GIVEN REQUEST :: Give back exactly the lines from the start of the listing to the line containing "fig = go.Figure()", inclusive, and nothing beyond them.

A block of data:
+-------+

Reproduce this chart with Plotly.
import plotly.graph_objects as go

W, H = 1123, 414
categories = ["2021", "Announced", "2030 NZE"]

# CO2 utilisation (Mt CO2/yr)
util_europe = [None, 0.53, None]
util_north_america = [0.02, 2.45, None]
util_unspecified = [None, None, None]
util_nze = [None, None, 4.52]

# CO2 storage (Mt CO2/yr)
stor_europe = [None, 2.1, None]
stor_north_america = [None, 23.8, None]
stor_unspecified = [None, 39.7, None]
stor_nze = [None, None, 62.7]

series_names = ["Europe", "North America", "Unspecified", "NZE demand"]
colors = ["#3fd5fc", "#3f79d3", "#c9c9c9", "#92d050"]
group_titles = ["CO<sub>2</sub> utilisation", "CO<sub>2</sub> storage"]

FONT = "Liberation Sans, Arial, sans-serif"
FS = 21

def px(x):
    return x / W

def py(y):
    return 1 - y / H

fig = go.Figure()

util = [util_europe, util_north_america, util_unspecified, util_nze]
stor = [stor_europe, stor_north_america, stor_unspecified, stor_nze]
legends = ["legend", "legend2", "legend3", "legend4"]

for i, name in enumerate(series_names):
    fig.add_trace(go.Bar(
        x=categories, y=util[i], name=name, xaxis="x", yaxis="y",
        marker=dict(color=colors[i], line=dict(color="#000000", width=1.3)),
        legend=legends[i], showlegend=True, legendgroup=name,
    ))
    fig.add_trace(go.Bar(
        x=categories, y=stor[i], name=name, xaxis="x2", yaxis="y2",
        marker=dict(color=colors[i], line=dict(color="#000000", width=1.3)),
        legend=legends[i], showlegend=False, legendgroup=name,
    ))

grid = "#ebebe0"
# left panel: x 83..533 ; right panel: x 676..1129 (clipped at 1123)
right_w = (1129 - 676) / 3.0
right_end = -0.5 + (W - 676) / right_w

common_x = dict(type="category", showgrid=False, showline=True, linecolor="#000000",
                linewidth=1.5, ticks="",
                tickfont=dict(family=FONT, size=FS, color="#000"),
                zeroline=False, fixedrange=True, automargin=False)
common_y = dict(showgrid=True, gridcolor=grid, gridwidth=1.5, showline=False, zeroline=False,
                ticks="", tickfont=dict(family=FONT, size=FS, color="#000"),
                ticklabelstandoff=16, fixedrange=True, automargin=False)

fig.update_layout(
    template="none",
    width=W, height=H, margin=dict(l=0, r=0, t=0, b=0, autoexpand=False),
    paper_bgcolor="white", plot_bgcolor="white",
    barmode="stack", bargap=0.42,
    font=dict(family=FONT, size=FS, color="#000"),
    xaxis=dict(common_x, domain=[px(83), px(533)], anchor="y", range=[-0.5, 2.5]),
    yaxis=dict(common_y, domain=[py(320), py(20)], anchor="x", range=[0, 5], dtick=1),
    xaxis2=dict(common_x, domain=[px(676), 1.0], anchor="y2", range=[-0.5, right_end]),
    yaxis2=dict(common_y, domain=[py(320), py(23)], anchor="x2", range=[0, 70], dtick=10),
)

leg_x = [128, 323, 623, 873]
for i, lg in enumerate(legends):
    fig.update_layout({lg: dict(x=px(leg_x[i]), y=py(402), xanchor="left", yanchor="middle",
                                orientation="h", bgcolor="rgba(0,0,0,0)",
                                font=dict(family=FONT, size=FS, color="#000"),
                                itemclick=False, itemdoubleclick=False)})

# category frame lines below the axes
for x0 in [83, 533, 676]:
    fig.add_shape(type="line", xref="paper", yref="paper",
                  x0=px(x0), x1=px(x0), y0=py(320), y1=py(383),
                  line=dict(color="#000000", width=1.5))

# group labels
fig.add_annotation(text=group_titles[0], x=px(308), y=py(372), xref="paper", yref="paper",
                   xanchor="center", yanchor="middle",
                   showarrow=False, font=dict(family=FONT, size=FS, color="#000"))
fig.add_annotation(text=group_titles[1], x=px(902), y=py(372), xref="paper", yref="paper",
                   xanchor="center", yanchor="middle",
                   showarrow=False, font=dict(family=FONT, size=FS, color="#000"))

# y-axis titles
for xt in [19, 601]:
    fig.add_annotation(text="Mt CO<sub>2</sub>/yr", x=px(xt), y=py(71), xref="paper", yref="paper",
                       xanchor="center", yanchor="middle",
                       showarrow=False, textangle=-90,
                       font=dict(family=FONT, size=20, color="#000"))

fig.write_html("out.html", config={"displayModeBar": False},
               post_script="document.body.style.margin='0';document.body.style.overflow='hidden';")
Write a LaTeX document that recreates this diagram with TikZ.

+-------+

RESPONSE TO THE TASK ::
Reproduce this chart with Plotly.
import plotly.graph_objects as go

W, H = 1123, 414
categories = ["2021", "Announced", "2030 NZE"]

# CO2 utilisation (Mt CO2/yr)
util_europe = [None, 0.53, None]
util_north_america = [0.02, 2.45, None]
util_unspecified = [None, None, None]
util_nze = [None, None, 4.52]

# CO2 storage (Mt CO2/yr)
stor_europe = [None, 2.1, None]
stor_north_america = [None, 23.8, None]
stor_unspecified = [None, 39.7, None]
stor_nze = [None, None, 62.7]

series_names = ["Europe", "North America", "Unspecified", "NZE demand"]
colors = ["#3fd5fc", "#3f79d3", "#c9c9c9", "#92d050"]
group_titles = ["CO<sub>2</sub> utilisation", "CO<sub>2</sub> storage"]

FONT = "Liberation Sans, Arial, sans-serif"
FS = 21

def px(x):
    return x / W

def py(y):
    return 1 - y / H

fig = go.Figure()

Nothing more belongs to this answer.